**What to do:** Every line of the material is to be quoted verbatim, minus the pictures.
• • • •
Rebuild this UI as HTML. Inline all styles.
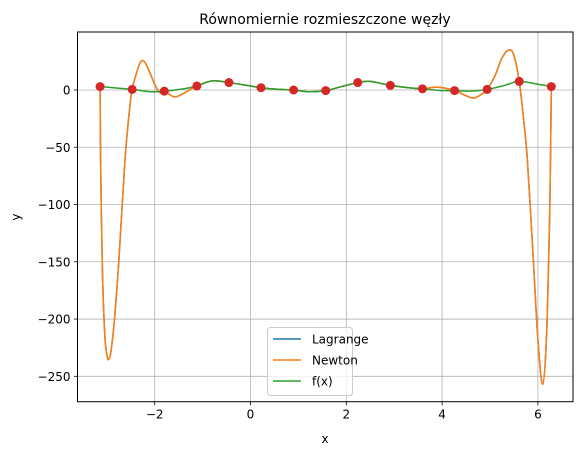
<!DOCTYPE html>
<html><head><meta charset="utf-8"><style>
body{margin:0;background:#fff;}
svg{font-family:"DejaVu Sans","Liberation Sans",sans-serif;}
</style></head><body>
<svg id="chart" width="583" height="455" viewBox="0 0 583 455" xmlns="http://www.w3.org/2000/svg">
<rect width="583" height="455" fill="#fff"/>
<text x="325" y="24" font-size="14" text-anchor="middle">Równomiernie rozmieszczone węzły</text>
<g id="grid"></g>
<g id="series"></g>
<rect x="77.5" y="32" width="495.5" height="369.7" fill="none" stroke="#000" stroke-width="1"/>
<g id="ticks"></g>
<text x="325" y="443" font-size="12" text-anchor="middle">x</text>
<text x="20" y="217" font-size="12" text-anchor="middle" transform="rotate(-90 20 217)">y</text>
<g>
<rect x="267.5" y="327.5" width="85" height="68" rx="3" fill="#fff" fill-opacity="0.8" stroke="#ccc"/>
<line x1="273" y1="339" x2="301" y2="339" stroke="#1f77b4" stroke-width="1.5"/>
<text x="312" y="343.5" font-size="12">Lagrange</text>
<line x1="273" y1="360" x2="301" y2="360" stroke="#ff7f0e" stroke-width="1.5"/>
<text x="312" y="364.5" font-size="12">Newton</text>
<line x1="273" y1="381" x2="301" y2="381" stroke="#2ca02c" stroke-width="1.5"/>
<text x="312" y="385.5" font-size="12">f(x)</text>
</g>
</svg>
<script>
const xTicks = [-2, 0, 2, 4, 6];
const yTicks = [0, -50, -100, -150, -200, -250];
const nodeX = [-3.14, -2.47, -1.80, -1.12, -0.45, 0.22, 0.90, 1.57, 2.24, 2.92, 3.59, 4.26, 4.94, 5.61, 6.28];
const nodeY = [3, 0.5, -1, 3.5, 6.5, 2, 0, -0.5, 6.5, 4, 1, -0.5, 0.5, 7.5, 3];
const fX = [-3.14, -2.47, -2.1, -1.8, -1.4, -1.12, -0.8, -0.45, 0, 0.22, 0.6, 0.9, 1.2, 1.57, 1.9, 2.24, 2.5, 2.92, 3.3, 3.59, 4.0, 4.26, 4.6, 4.94, 5.3, 5.61, 6.0, 6.28];
const fY = [3, 0.5, -1.5, -1, 1, 3.5, 8, 6.5, 3.5, 2, 0.5, 0, -1.5, -0.5, 3, 6.5, 7.5, 4, 2, 1, -0.5, -0.5, -1, 0.5, 4, 7.5, 5, 3];
const polyX = [-3.14, -3.13, -3.09, -3.04, -2.99, -2.96, -2.92, -2.85, -2.75, -2.62, -2.52, -2.47, -2.40, -2.30, -2.22, -2.12, -2.00, -1.90, -1.80, -1.59, -1.40, -1.12, -0.8, -0.45, 0, 0.22, 0.6, 0.9, 1.2, 1.57, 1.9, 2.24, 2.5, 2.92, 3.3, 3.59, 3.9, 4.26, 4.5, 4.67, 4.85, 4.94, 5.1, 5.25, 5.4, 5.5, 5.61, 5.7, 5.78, 5.9, 6.0, 6.1, 6.18, 6.24, 6.26, 6.28];
const polyY = [3, -60, -160, -215, -233, -235, -230, -205, -150, -61, -15, 0.5, 12, 24, 25, 17, 5, -2, -1, -6, -3, 3.5, 8, 6.5, 3.5, 2, 0.5, 0, -1.5, -0.5, 3, 6.5, 7.5, 4, 2, 1, 2.5, -0.5, -5, -7, -3, 0.5, 12, 28, 35, 30, 7.5, -25, -61, -145, -218, -257, -215, -120, -70, 3];

const NS = "http://www.w3.org/2000/svg";
const L = 77.5, R = 573, T = 32, B = 401.7;
const sx = v => 250.5 + v * 47.9;
const sy = v => 90 - v * 1.1452;
function mk(tag, attrs, parent){ const e=document.createElementNS(NS,tag); for(const k in attrs) e.setAttribute(k,attrs[k]); parent.appendChild(e); return e; }
const grid=document.getElementById('grid'), ticks=document.getElementById('ticks'), series=document.getElementById('series');
xTicks.forEach(t=>{
  const x=sx(t);
  const g=mk('line',{x1:x,x2:x,y1:T,y2:B,stroke:'#b0b0b0','stroke-width':0.8},grid);
  
  
  const tk=mk('line',{x1:x,x2:x,y1:B,y2:B+3.5,stroke:'#000','stroke-width':0.8},ticks);
  
  
  const tx=mk('text',{x:x,y:B+17,'font-size':12,'text-anchor':'middle'},ticks);
  tx.textContent=t<0?'\u2212'+(-t):String(t);
  
  
});
yTicks.forEach(t=>{
  const y=sy(t);
  const g=mk('line',{x1:L,x2:R,y1:y,y2:y,stroke:'#b0b0b0','stroke-width':0.8},grid);
  
  
  const tk=mk('line',{x1:L-3.5,x2:L,y1:y,y2:y,stroke:'#000','stroke-width':0.8},ticks);
  
  
  const tx=mk('text',{x:L-7,y:y+4.5,'font-size':12,'text-anchor':'end'},ticks);
  tx.textContent=t<0?'\u2212'+(-t):String(t);
  
  
});
function smooth(xs, ys){
  const p=xs.map((x,i)=>[sx(x),sy(ys[i])]);
  let d='M'+p[0][0]+','+p[0][1];
  for(let i=0;i<p.length-1;i++){
    const p0=p[Math.max(0,i-1)],p1=p[i],p2=p[i+1],p3=p[Math.min(p.length-1,i+2)];
    const c1=[p1[0]+(p2[0]-p0[0])/6,p1[1]+(p2[1]-p0[1])/6];
    const c2=[p2[0]-(p3[0]-p1[0])/6,p2[1]-(p3[1]-p1[1])/6];
    d+=` C${c1[0]},${c1[1]} ${c2[0]},${c2[1]} ${p2[0]},${p2[1]}`;
  }
  return d;
}
const lag=mk('path',{d:smooth(polyX,polyY),fill:'none',stroke:'#1f77b4','stroke-width':1.5},series);


const nw=mk('path',{d:smooth(polyX,polyY),fill:'none',stroke:'#ff7f0e','stroke-width':1.5},series);


const fl=mk('path',{d:smooth(fX,fY),fill:'none',stroke:'#2ca02c','stroke-width':1.5},series);


nodeX.forEach((x,i)=>{
  const c=mk('circle',{cx:sx(x),cy:sy(nodeY[i]),r:4.5,fill:'#d62728'},series);
  
  
});
</script>
</body></html>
• • • •
**Result of the exercise:**
Rebuild this UI as HTML. Inline all styles.
<!DOCTYPE html>
<html><head><meta charset="utf-8"><style>
body{margin:0;background:#fff;}
svg{font-family:"DejaVu Sans","Liberation Sans",sans-serif;}
</style></head><body>
<svg id="chart" width="583" height="455" viewBox="0 0 583 455" xmlns="http://www.w3.org/2000/svg">
<rect width="583" height="455" fill="#fff"/>
<text x="325" y="24" font-size="14" text-anchor="middle">Równomiernie rozmieszczone węzły</text>
<g id="grid"></g>
<g id="series"></g>
<rect x="77.5" y="32" width="495.5" height="369.7" fill="none" stroke="#000" stroke-width="1"/>
<g id="ticks"></g>
<text x="325" y="443" font-size="12" text-anchor="middle">x</text>
<text x="20" y="217" font-size="12" text-anchor="middle" transform="rotate(-90 20 217)">y</text>
<g>
<rect x="267.5" y="327.5" width="85" height="68" rx="3" fill="#fff" fill-opacity="0.8" stroke="#ccc"/>
<line x1="273" y1="339" x2="301" y2="339" stroke="#1f77b4" stroke-width="1.5"/>
<text x="312" y="343.5" font-size="12">Lagrange</text>
<line x1="273" y1="360" x2="301" y2="360" stroke="#ff7f0e" stroke-width="1.5"/>
<text x="312" y="364.5" font-size="12">Newton</text>
<line x1="273" y1="381" x2="301" y2="381" stroke="#2ca02c" stroke-width="1.5"/>
<text x="312" y="385.5" font-size="12">f(x)</text>
</g>
</svg>
<script>
const xTicks = [-2, 0, 2, 4, 6];
const yTicks = [0, -50, -100, -150, -200, -250];
const nodeX = [-3.14, -2.47, -1.80, -1.12, -0.45, 0.22, 0.90, 1.57, 2.24, 2.92, 3.59, 4.26, 4.94, 5.61, 6.28];
const nodeY = [3, 0.5, -1, 3.5, 6.5, 2, 0, -0.5, 6.5, 4, 1, -0.5, 0.5, 7.5, 3];
const fX = [-3.14, -2.47, -2.1, -1.8, -1.4, -1.12, -0.8, -0.45, 0, 0.22, 0.6, 0.9, 1.2, 1.57, 1.9, 2.24, 2.5, 2.92, 3.3, 3.59, 4.0, 4.26, 4.6, 4.94, 5.3, 5.61, 6.0, 6.28];
const fY = [3, 0.5, -1.5, -1, 1, 3.5, 8, 6.5, 3.5, 2, 0.5, 0, -1.5, -0.5, 3, 6.5, 7.5, 4, 2, 1, -0.5, -0.5, -1, 0.5, 4, 7.5, 5, 3];
const polyX = [-3.14, -3.13, -3.09, -3.04, -2.99, -2.96, -2.92, -2.85, -2.75, -2.62, -2.52, -2.47, -2.40, -2.30, -2.22, -2.12, -2.00, -1.90, -1.80, -1.59, -1.40, -1.12, -0.8, -0.45, 0, 0.22, 0.6, 0.9, 1.2, 1.57, 1.9, 2.24, 2.5, 2.92, 3.3, 3.59, 3.9, 4.26, 4.5, 4.67, 4.85, 4.94, 5.1, 5.25, 5.4, 5.5, 5.61, 5.7, 5.78, 5.9, 6.0, 6.1, 6.18, 6.24, 6.26, 6.28];
const polyY = [3, -60, -160, -215, -233, -235, -230, -205, -150, -61, -15, 0.5, 12, 24, 25, 17, 5, -2, -1, -6, -3, 3.5, 8, 6.5, 3.5, 2, 0.5, 0, -1.5, -0.5, 3, 6.5, 7.5, 4, 2, 1, 2.5, -0.5, -5, -7, -3, 0.5, 12, 28, 35, 30, 7.5, -25, -61, -145, -218, -257, -215, -120, -70, 3];

const NS = "http://www.w3.org/2000/svg";
const L = 77.5, R = 573, T = 32, B = 401.7;
const sx = v => 250.5 + v * 47.9;
const sy = v => 90 - v * 1.1452;
function mk(tag, attrs, parent){ const e=document.createElementNS(NS,tag); for(const k in attrs) e.setAttribute(k,attrs[k]); parent.appendChild(e); return e; }
const grid=document.getElementById('grid'), ticks=document.getElementById('ticks'), series=document.getElementById('series');
xTicks.forEach(t=>{
  const x=sx(t);
  const g=mk('line',{x1:x,x2:x,y1:T,y2:B,stroke:'#b0b0b0','stroke-width':0.8},grid);
  
  
  const tk=mk('line',{x1:x,x2:x,y1:B,y2:B+3.5,stroke:'#000','stroke-width':0.8},ticks);
  
  
  const tx=mk('text',{x:x,y:B+17,'font-size':12,'text-anchor':'middle'},ticks);
  tx.textContent=t<0?'\u2212'+(-t):String(t);
  
  
});
yTicks.forEach(t=>{
  const y=sy(t);
  const g=mk('line',{x1:L,x2:R,y1:y,y2:y,stroke:'#b0b0b0','stroke-width':0.8},grid);
  
  
  const tk=mk('line',{x1:L-3.5,x2:L,y1:y,y2:y,stroke:'#000','stroke-width':0.8},ticks);
  
  
  const tx=mk('text',{x:L-7,y:y+4.5,'font-size':12,'text-anchor':'end'},ticks);
  tx.textContent=t<0?'\u2212'+(-t):String(t);
  
  
});
function smooth(xs, ys){
  const p=xs.map((x,i)=>[sx(x),sy(ys[i])]);
  let d='M'+p[0][0]+','+p[0][1];
  for(let i=0;i<p.length-1;i++){
    const p0=p[Math.max(0,i-1)],p1=p[i],p2=p[i+1],p3=p[Math.min(p.length-1,i+2)];
    const c1=[p1[0]+(p2[0]-p0[0])/6,p1[1]+(p2[1]-p0[1])/6];
    const c2=[p2[0]-(p3[0]-p1[0])/6,p2[1]-(p3[1]-p1[1])/6];
    d+=` C${c1[0]},${c1[1]} ${c2[0]},${c2[1]} ${p2[0]},${p2[1]}`;
  }
  return d;
}
const lag=mk('path',{d:smooth(polyX,polyY),fill:'none',stroke:'#1f77b4','stroke-width':1.5},series);


const nw=mk('path',{d:smooth(polyX,polyY),fill:'none',stroke:'#ff7f0e','stroke-width':1.5},series);


const fl=mk('path',{d:smooth(fX,fY),fill:'none',stroke:'#2ca02c','stroke-width':1.5},series);


nodeX.forEach((x,i)=>{
  const c=mk('circle',{cx:sx(x),cy:sy(nodeY[i]),r:4.5,fill:'#d62728'},series);
  
  
});
</script>
</body></html>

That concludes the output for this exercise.